3. Improve comportment.

Jerry Brown’s score on the geniality meter can sometimes reach levels that would cause Dr. Hans Asperger to arch an eyebrow. The Democratic governor says he uses the “Socratic method.” But Socrates was such an annoying pest the Greeks ordered him to hammer hemlock. The governor might be the smartest person in the room, particularly when it comes to declaiming Latin, but lawmakers and decision-makers groove more on back pats and a periodic “non illegitimi carborundum.”
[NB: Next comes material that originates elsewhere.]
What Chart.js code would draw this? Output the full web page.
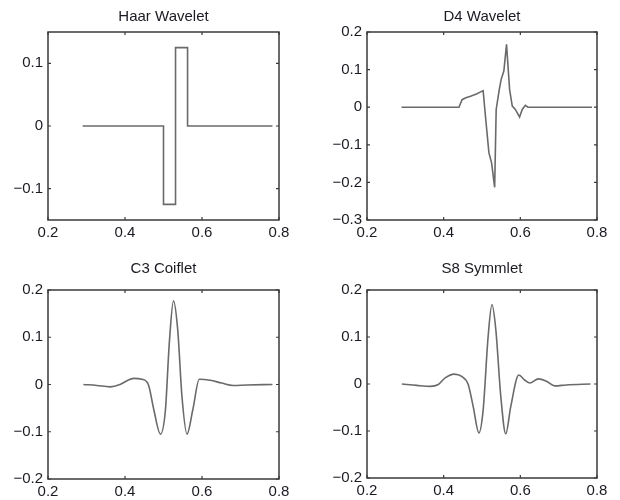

4. Resolve to reduce resolutions.

Resolutions have no effect except wasting valuable legislative time in debating and passing them. They are glorified letters. Two current examples: urging Congress and President Barack Obama to fix the nation’s “broken immigration system” and proclaiming the last week of January “National School Choice Week.” Enough already. Democrats bushwhacked Republican Assemblyman Chris Norby of Fullerton in November, returning him to the private sector he claimed to love passionately, so the mantle falls to Capitol Lowdown and others equally impatient to chide lawmakers into ending their oral onanism on these frothy bits of silliness.

5. Deal with some stuff on the Decade-at-a-Glance To-Do List.

Like the caliber of the UC and CSU campuses that have been slashed and cut and then slashed again for five years running—particularly CSU, which gets far more of its money from the cash-starved state general fund than the UC—institutional improvement is not predicated on more fee increases. Also, get the details right, so when the sea change in health-care delivery that is the Affordable Care Act crests in January 2014, Californians don’t get swamped. Here’s something novel: Treat addiction rather than incarcerating the addict. And pledge to get the governor’s mouthy, stump-legged corgi off Facebook and into some ads pimping spaying and neutering.

As to the coming year overall? May God have mercy.